ANNAPOLIS, Md. (AP) — The second phase of a trial to determine whether a man who has pleaded guilty to killing five people at a Maryland newspaper but not criminally responsible due to his mental health will be delayed until June, a judge ruled Monday.

Judge Laura Ripken set jury selection begin June 2 during a hearing in Anne Arundel County Circuit Court in Annapolis, Maryland.  She set aside June 8-23 for the sanity phase of Jerrod Ramos’ trial. It’s the latest delay after repeated postponements in the case relating to the June 2018 shooting at the Capital Gazette’s office.

Attorneys for Ramos say the delay is needed, because William Davis, one of his three lawyers, cannot continue with the case due to medical issues. They say a new attorney has agreed to take his place, but more time is needed for the lawyer to prepare.

The sanity phase of the trial had been scheduled for March.

Anne Colt Leitess, the state’s attorney handling the case, said she had contacted family members of victims about the delay.

“This is very difficult for them,” Leitess said, though she added that she understood the need for the delay during the hearing in Anne Arundel County Circuit Court in Annapolis, Maryland.

Ramos attended the hearing in green jail clothes. The judge asked him if he had any questions about the delay, and he said he did not. She also asked him if the postponement was OK with him.

Ramos pleaded guilty but not criminally responsible in October to killing John McNamara, Gerald Fischman, Wendi Winters, Rob Hiaasen and Rebecca Smith in the newsroom rampage.

Ramos had a well-documented history of harassing the newspaper’s journalists.

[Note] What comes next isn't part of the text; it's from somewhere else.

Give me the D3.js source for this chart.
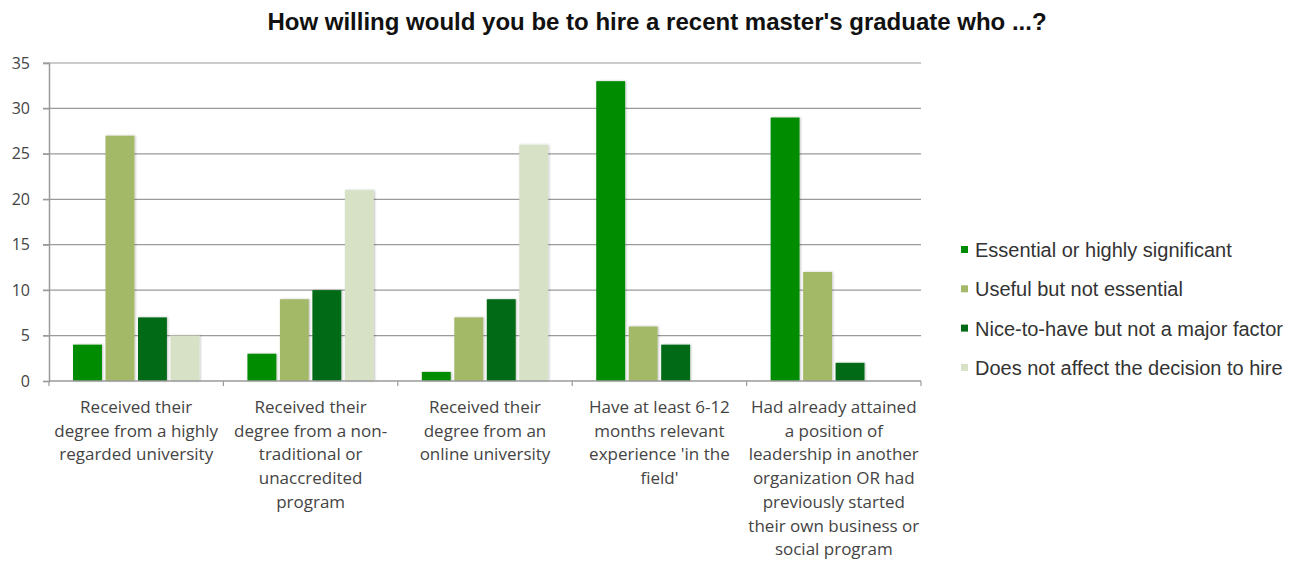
<!DOCTYPE html>
<html><head><meta charset="utf-8">
<script src="https://cdn.jsdelivr.net/npm/d3@7"></script>
<style>html,body{margin:0;padding:0;background:#fff;}svg{display:block;}</style>
</head><body>
<svg id="chart" width="1306" height="563"></svg>
<script>
const title = "How willing would you be to hire a recent master's graduate who ...?";
const categories = [
  "Received their|degree from a highly|regarded university",
  "Received their|degree from a non-|traditional or|unaccredited|program",
  "Received their|degree from an|online university",
  "Have at least 6-12|months relevant|experience 'in the|field'",
  "Had already attained|a position of|leadership in another|organization OR had|previously started|their own business or|social program"
];
const seriesNames = [
  "Essential or highly significant",
  "Useful but not essential",
  "Nice-to-have but not a major factor",
  "Does not affect the decision to hire"
];
const essential = [4, 3, 1, 33, 29];
const useful = [27, 9, 7, 6, 12];
const niceToHave = [7, 10, 9, 4, 2];
const noEffect = [5, 21, 26, 0, 0];
const yTicks = [0, 5, 10, 15, 20, 25, 30, 35];
const colors = ["#008c00", "#a3b967", "#006b16", "#d6e1c6"];

(function () {
const seriesValues = [essential, useful, niceToHave, noEffect];
const svg = d3.select("#chart");
const mLeft = 49, mRight = 921, mTop = 63, mBottom = 381;

const x = d3.scaleBand().domain(d3.range(categories.length)).range([mLeft, mRight]).paddingInner(0).paddingOuter(0);
const xs = d3.scaleBand().domain(d3.range(seriesNames.length)).range([0, x.bandwidth()]).paddingInner(0.11).paddingOuter(0.74);
const y = d3.scaleLinear().domain([0, 35]).range([mBottom, mTop]);

const defs = svg.append("defs");
const f = defs.append("filter").attr("id","sh").attr("x","-20%").attr("y","-5%").attr("width","140%").attr("height","110%");
f.append("feDropShadow").attr("dx",1).attr("dy",0).attr("stdDeviation",1).attr("flood-color","#000").attr("flood-opacity",0.25);

svg.append("text").attr("x", 657).attr("y", 30).attr("text-anchor","middle")
  .attr("font-family","'Liberation Sans', Arial, sans-serif").attr("font-weight","bold")
  .attr("font-size", 24).attr("fill","#111").text(title);

svg.append("g").selectAll("line").data(yTicks.filter(d => d > 0)).join("line")
  .attr("x1", mLeft - 6).attr("x2", mRight).attr("y1", d => y(d)).attr("y2", d => y(d))
  .attr("stroke","#9a9a9a").attr("stroke-width",1.2);

const yAxis = svg.append("g").attr("transform",`translate(${mLeft},0)`)
  .call(d3.axisLeft(y).tickValues(yTicks).tickSize(6).tickPadding(13));
yAxis.select(".domain").attr("stroke","#9a9a9a").attr("stroke-width",1.5);
yAxis.selectAll(".tick line").attr("stroke","#9a9a9a").attr("stroke-width",1.2);
yAxis.selectAll("text").attr("font-family","'Open Sans', sans-serif").attr("font-size",16).attr("fill","#444");

const groups = svg.append("g").selectAll("g").data(categories).join("g")
  .attr("transform", (d,i) => `translate(${x(i)},0)`);
groups.selectAll("rect").data((d,i) => seriesValues.map((s,k) => ({k, v: s[i]})).filter(e => e.v > 0)).join("rect")
  .attr("x", e => xs(e.k)).attr("width", xs.bandwidth())
  .attr("y", e => y(e.v)).attr("height", e => y(0) - y(e.v))
  .attr("fill", e => colors[e.k]).attr("filter","url(#sh)");

const xAxis = svg.append("g").attr("transform",`translate(0,${mBottom})`);
xAxis.append("line").attr("x1", mLeft).attr("x2", mRight).attr("stroke","#9a9a9a").attr("stroke-width",1.5);
const bounds = d3.range(categories.length + 1).map(i => i < categories.length ? x(i) : mRight);
xAxis.selectAll(".tk").data(bounds).join("line").attr("class","tk")
  .attr("x1", d => d).attr("x2", d => d).attr("y1", 0).attr("y2", 5).attr("stroke","#9a9a9a").attr("stroke-width",1.2);

const labels = svg.append("g").selectAll("text").data(categories).join("text")
  .attr("text-anchor","middle").attr("font-family","'Open Sans', sans-serif").attr("font-size",17).attr("fill","#444")
  .attr("transform",(d,i) => `translate(${x(i) + x.bandwidth()/2},413)`);
labels.selectAll("tspan").data(d => d.split("|")).join("tspan")
  .attr("x",0).attr("y",(d,j) => j * 23.7).text(d => d);

const lg = svg.append("g").selectAll("g").data(seriesNames).join("g")
  .attr("transform",(d,i) => `translate(961,${251 + i*39.3})`);
lg.append("rect").attr("x",0).attr("y",-5).attr("width",7).attr("height",7).attr("fill",(d,i) => colors[i]);
lg.append("text").attr("x",14).attr("y",6).attr("font-family","'Liberation Sans', Arial, sans-serif")
  .attr("font-size",20).attr("fill","#333").text(d => d);
})();
</script>
</body></html>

He filed a lawsuit against the paper in 2012, alleging he was defamed in an article about his conviction in a criminal harassment case in 2011. The Capital published a story describing allegations by a woman who said Ramos harassed her online for months. The defamation suit was dismissed as groundless, and Ramos railed against the staff at the newspaper in profanity-laced tweets.

During a pretrial hearing in October, Ripken said a report from the state health department concluded Ramos is legally sane. But Ramos’ lawyers say experts for the defense have reached a different conclusion.